Mo Salah’s future is on debate following his recent comments to the media which seemed to have an ulterior motive though the forward may no longer have similar leverage.
Since Mohamed Salah’s arrival at Anfield, his superstar status has sky-rocketed. After his bright first season at Liverpool, the forward has gone on to become a domestic, European, and World Champion. Also, he finished as the club’s top scorer for three seasons running.
But, all good things eventually come to an end. Speculations have already accumulated and began to swirl around Salah’s next move. Moreover, the Egyptian himself has set tongues wagging while Garry Neville predicts he (Salah) would leave Liverpool sooner rather than later.
All exit talks associated with the forward has largely been as a result of his own doing. Last month, Salah made an interview to a Spanish publication during which he referred to both Barcelona and Real Madrid as “top clubs”, thus setting the rumor mill in motion.
He said, “We never know what is going to happen in the future. But right now I’m focused on winning the Premier League and the Champions League again with my club”.
But rather than his praise of the La Liga giants being a “come and get me plea”, it was deemed as more of a tactic to force Liverpool chiefs to the negotiating table. It served as a firm reminder to his employers that his current deal will soon be up for renewal.

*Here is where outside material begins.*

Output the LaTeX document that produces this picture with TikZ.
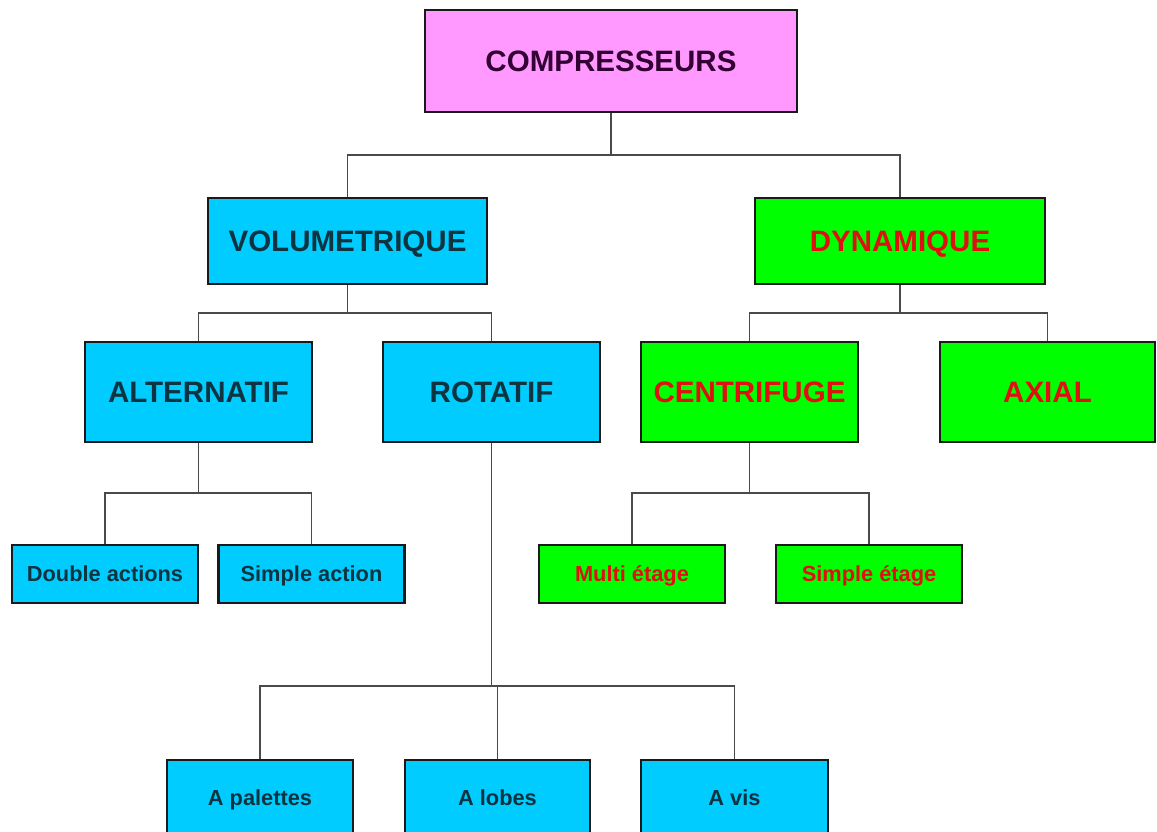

Suppose Salah was hoping his ploy would set panic wheels in motion at Liverpool, he was barking up the wrong tree. Liverpool has shown themselves to be shrewd operators in the transfer market in recent years, with sporting director Michael Edwards at the helm.
And the club will not be held to ransom by any player. They have proved that much in their discussions with Georginio Wijnaldum. Like the Dutch midfielder, Liverpool will not want to lose Salah for anything when the time comes but are fairly relaxed about the whole situation.
Salah still has another two years left to run on his contract beyond the end of this season for starters. That takes him up to the age of 31, which arguably is the point when the forward could easily dictate his own terms.